Welcome to the Practice Exercise on Artificial Neural Networks (ANN). In this exercise, we will focus on a classification task where the goal is to predict customer churn. We will work with a dataset to build, train, and evaluate ANN model. This practice will allow you to apply your understanding of neural networks to achieve the best performance.

---

## Dataset Overview

### **Dataset Name:** Telco Customer Churn

### **Description:**  
The dataset contains customer data from a telecommunications company and is used to predict customer churn. Churn refers to customers who stopped using the company's service within the last month. Each row represents a customer, and the dataset includes information about customer demographics, account information, and the services they have signed up for.

### **Features:**
The dataset contains the following columns:

- `customerID`: Unique identifier for the customer.
- `gender`: Gender of the customer (Male, Female).
- `SeniorCitizen`: Whether the customer is a senior citizen (1: Yes, 0: No).
- `Partner`: Whether the customer has a partner (Yes, No).
- `Dependents`: Whether the customer has dependents (Yes, No).
- `tenure`: Number of months the customer has stayed with the company.
- `PhoneService`: Whether the customer has phone service (Yes, No).
- `MultipleLines`: Whether the customer has multiple lines (Yes, No, No phone service).
- `InternetService`: Customer’s internet service provider (DSL, Fiber optic, No).
- `OnlineSecurity`: Whether the customer has online security (Yes, No, No internet service).
- `OnlineBackup`: Whether the customer has online backup (Yes, No, No internet service).
- `DeviceProtection`: Whether the customer has device protection (Yes, No, No internet service).
- `TechSupport`: Whether the customer has tech support (Yes, No, No internet service).
- `StreamingTV`: Whether the customer has streaming TV service (Yes, No, No internet service).
- `StreamingMovies`: Whether the customer has streaming movies service (Yes, No, No internet service).
- `Contract`: The contract term of the customer (Month-to-month, One year, Two year).
- `PaperlessBilling`: Whether the customer has paperless billing (Yes, No).
- `PaymentMethod`: The payment method used by the customer (Electronic check, Mailed check, Bank transfer (automatic), Credit card (automatic)).
- `MonthlyCharges`: The amount charged to the customer monthly.
- `TotalCharges`: The total amount charged to the customer.
- `Churn`: Whether the customer churned (Yes, No).

### **Target Variable:**
- `Churn`: The variable that indicates whether a customer has churned or not.

## Importing Libraries

## Exploratory Data Analysis (EDA)

* **Inspect the dataset**: The first step is to load the dataset and examine its structure. You will look at the first few rows to ensure it has been correctly loaded and check for basic formatting issues.
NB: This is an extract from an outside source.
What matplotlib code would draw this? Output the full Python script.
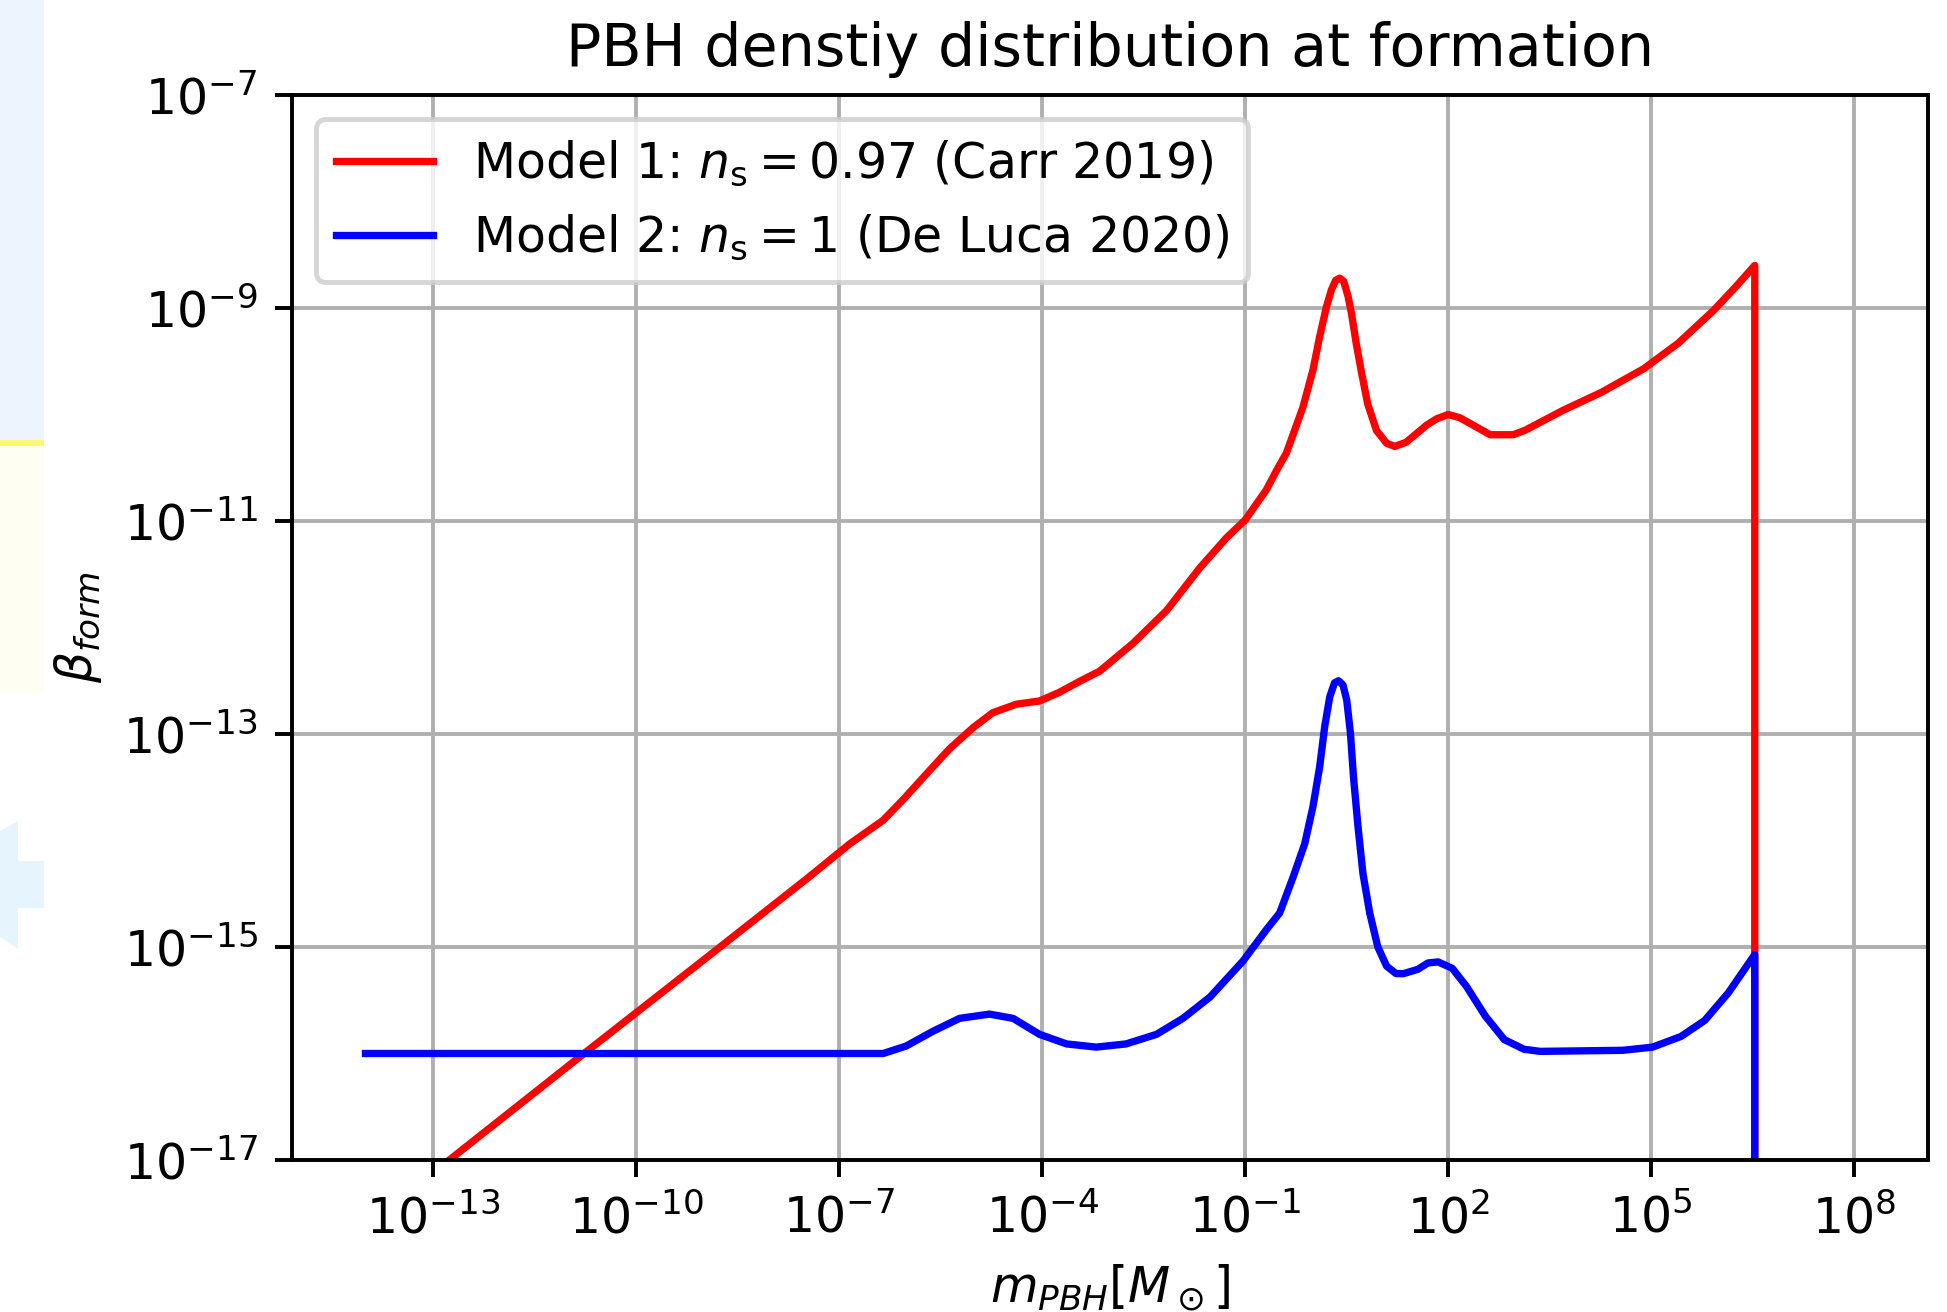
import numpy as np
import matplotlib
matplotlib.use("Agg")
import matplotlib.pyplot as plt
from matplotlib.patches import Rectangle, Polygon
from matplotlib.ticker import NullLocator

# log10(m / M_sun) and log10(beta)
logm_1 = [-13.0, -10.77, -9.0, -7.5, -6.84, -6.35, -6.06, -5.66, -5.37, -5.02, -4.73,
          -4.38, -4.04, -3.75, -3.43, -3.15, -2.66, -2.16, -1.67, -1.28, -1.0, -0.69,
          -0.54, -0.39, -0.146, 0.002, 0.10, 0.20, 0.274, 0.337, 0.397, 0.456, 0.52,
          0.57, 0.64, 0.72, 0.81, 0.94, 1.09, 1.21, 1.38, 1.68, 1.83, 2.0, 2.17, 2.34,
          2.62, 2.96, 3.13, 3.70, 4.27, 4.89, 5.40, 5.91, 6.25, 6.53]
logb_1 = [-17.12, -16.0, -15.12, -14.37, -14.03, -13.81, -13.62, -13.34, -13.14, -12.94,
          -12.80, -12.72, -12.69, -12.61, -12.50, -12.41, -12.15, -11.84, -11.44, -11.16,
          -10.99, -10.71, -10.53, -10.36, -9.93, -9.58, -9.27, -8.99, -8.83, -8.74,
          -8.72, -8.75, -8.89, -9.05, -9.33, -9.61, -9.90, -10.15, -10.27, -10.30,
          -10.26, -10.10, -10.04, -10.0, -10.03, -10.09, -10.19, -10.19, -10.15, -9.96,
          -9.79, -9.57, -9.33, -9.03, -8.80, -8.60]

logm_2 = [-14.0, -6.35, -6.01, -5.61, -5.22, -4.78, -4.43, -4.04, -3.64, -3.20, -2.76,
          -2.31, -1.92, -1.52, -1.03, -0.69, -0.49, -0.29, -0.12, 0.002, 0.10, 0.175,
          0.25, 0.32, 0.38, 0.445, 0.50, 0.555, 0.60, 0.667, 0.74, 0.84, 0.96, 1.09,
          1.23, 1.34, 1.55, 1.70, 1.85, 2.06, 2.27, 2.55, 2.83, 3.12, 3.36, 4.58, 5.02,
          5.44, 5.79, 6.14, 6.53]
logb_2 = [-16.0, -16.0, -15.93, -15.79, -15.67, -15.63, -15.67, -15.82, -15.91, -15.94,
          -15.91, -15.82, -15.67, -15.47, -15.13, -14.84, -14.68, -14.34, -14.03,
          -13.68, -13.31, -12.93, -12.65, -12.52, -12.50, -12.54, -12.68, -12.99,
          -13.40, -13.87, -14.31, -14.68, -15.0, -15.18, -15.25, -15.25, -15.21,
          -15.15, -15.14, -15.20, -15.37, -15.65, -15.87, -15.96, -15.98, -15.97,
          -15.94, -15.84, -15.69, -15.43, -15.07]

labels = [r'Model 1: $n_{\rm s} = 0.97$ (Carr 2019)',
          r'Model 2: $n_{\rm s} = 1$ (De Luca 2020)']
xticks_exp = [-13, -10, -7, -4, -1, 2, 5, 8]
yticks_exp = [-17, -15, -13, -11, -9, -7]

# above the cutoff mass beta is zero -> vertical drop on the log axis
m1 = np.append(10.0 ** np.array(logm_1), 10.0 ** logm_1[-1])
b1 = np.append(10.0 ** np.array(logb_1), 0.0)
m2 = np.append(10.0 ** np.array(logm_2), 10.0 ** logm_2[-1])
b2 = np.append(10.0 ** np.array(logb_2), 0.0)

W, H, DPI = 1947, 1312, 352
fig = plt.figure(figsize=(W / DPI, H / DPI), dpi=DPI)


def px(x, y):
    return (x / W, 1 - y / H)


# stray screenshot strip on the left edge
fig.add_artist(Rectangle(px(0, 440), 44 / W, 440 / H, transform=fig.transFigure,
                         color='#eef4fe', lw=0, zorder=-5))
fig.add_artist(Rectangle(px(0, 446), 44 / W, 6 / H, transform=fig.transFigure,
                         color='#fbfa6e', lw=0, zorder=-5))
fig.add_artist(Rectangle(px(0, 694), 44 / W, 248 / H, transform=fig.transFigure,
                         color='#fffef2', lw=0, zorder=-5))
fig.add_artist(Polygon([px(0, 831), px(18, 821), px(18, 861), px(44, 861), px(44, 908),
                        px(18, 908), px(18, 949), px(0, 937)],
                       transform=fig.transFigure, color='#e6f4fe', lw=0, zorder=-5))

ax = fig.add_axes([291.7 / W, 1 - 1160 / H, (1928 - 291.7) / W, (1160 - 95) / H])
ax.plot(m1, b1, color='red', linewidth=1.5, label=labels[0])
ax.plot(m2, b2, color='blue', linewidth=1.5, label=labels[1])

ax.set_xscale('log')
ax.set_yscale('log')
ax.set_xlim(10 ** -15.09, 10 ** 9.09)
ax.set_ylim(1e-17, 1e-7)
ax.set_xticks([10.0 ** e for e in xticks_exp])
ax.set_yticks([10.0 ** e for e in yticks_exp])
ax.xaxis.set_minor_locator(NullLocator())
ax.yaxis.set_minor_locator(NullLocator())

ax.set_title('PBH denstiy distribution at formation')
ax.set_xlabel(r'$m_{PBH}[M_\odot]$')
ax.set_ylabel(r'$\beta_{form}$')
ax.grid(True)
ax.legend(loc='upper left')

fig.savefig('out.png', dpi=DPI)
* **Dataset structure**: Understand the structure of the dataset, including the number of rows, columns, and data types of each feature. This helps to identify categorical and numerical features and assess the need for data cleaning.

* **Summary statistics**: Generate summary statistics to better understand the distribution of numerical features. This includes measures like mean, median, standard deviation, minimum, and maximum values.

* **Check for missing values**: Identify any missing values in the dataset, as they can influence model performance.

* **Distribution of features**: Plot the distributions of numerical features to identify skewness, outliers, or unusual patterns.

* **Categorical feature analysis**: For categorical variables, count the frequency of each category.

* **Correlation matrix**: Generate a correlation matrix to understand relationships between numerical features.

* **Outlier detection**: Detect and visualize outliers, which can distort the training process. Outliers can be identified using box plots.

And add more as needed!


## Data Preprocessing

* **Handling missing values**: If there are any missing values identified during EDA, you must decide how to handle them. Common strategies include removing rows or columns with missing values, or imputing them using methods like the mean, median, or a constant value.

* **Encoding categorical variables**: For machine learning models, categorical variables often need to be converted into numerical representations. Common techniques include:
   - **One-hot encoding**: Converts categorical variables into a series of binary columns.
   - **Label encoding**: Assigns a unique integer to each category.
   
* **Scaling and normalization**: Features often need to be scaled so that all of them contribute equally to the model. Two common techniques include:
   - **Standardization (Z-score scaling)**: Centers the data around a mean of 0 and standard deviation of 1. This is suitable for algorithms that assume normally distributed data, such as neural networks.
   - **Min-Max scaling (Normalization)**: Scales the data to a range (usually between 0 and 1). This technique is useful when the algorithm requires a bounded input range, such as in some neural networks.

* **Feature engineering**: In this step, new features can be created from the existing data to enhance the model’s predictive power. This may include combining features, applying mathematical transformations, or encoding domain-specific information.

* **Handling imbalanced data** (if applicable): If the dataset has imbalanced classes, it may be necessary to apply techniques such as:
   - **Oversampling** the minority class.
   - **Undersampling** the majority class.

And add more as needed!


## Split the Dataset
Next, split the dataset into training, validation, and testing sets.

## Building the ANN Model
In this section, define the architecture of the ANN by specifying the number of layers, neurons, and activation functions.

## Compile the Model
Compile the ANN model by defining the optimizer, loss function, and evaluation metric.

## Training the Model
Train the ANN model using the training data.

## Evaluate the Model
Evaluate the performance of the model on the test set.

## Make Predictions
Use the trained model to make predictions on new or unseen data.

## Model Performance Visualization
Visualize the performance metrics such as accuracy and loss over the epochs.

## Save the Model
Save the trained model for submission.